The government understands that transitions can be difficult and is committed to minimising hardship for federal employees, while also protecting diversity in the public service workforce and ensuring a strong, younger generation of public servants.
We see and appreciate the dedication of those who serve Canadians every day, and we don’t take that commitment for granted. Our government is committed to implementing these budget decisions thoughtfully, transparently, and with care for the people affected.
Here in the National Capital Region, the federal government will continue to be a major employer—but also a catalyst for new private-sector growth. With major investments in national defence and procurement, Ottawa is a hub for defence innovation, security, technology, and advanced manufacturing. These investments will spur new opportunities in the public service and private sector alike. As the government evolves, Ottawa’s skilled and experienced workforce is well-positioned to seize these opportunities.

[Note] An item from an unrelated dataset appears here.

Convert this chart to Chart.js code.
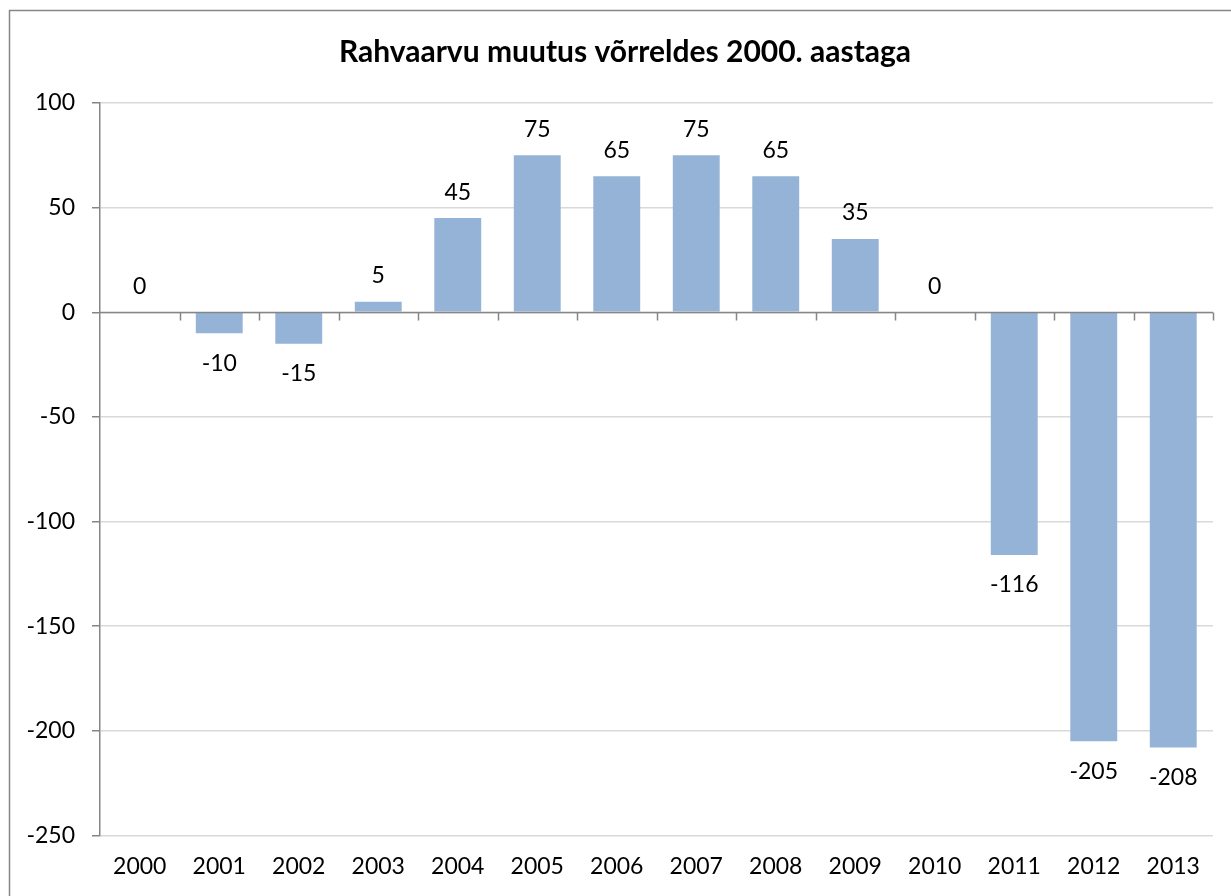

Ottawa has always been the heart of Canada’s public service—and as our economy grows and our national priorities evolve, our city will continue to be a centre of excellence, innovation, and opportunity.
This is a transformational time for the public service to revisit how we work, how we can improve services to Canadians, and how we can build for the future. A leaner public service is a more empowered and productive public service.
In the face of global uncertainty, Canadians are going to build the future we want for ourselves. We are making generational investments to build, protect, and empower Canada – to build Canada Strong.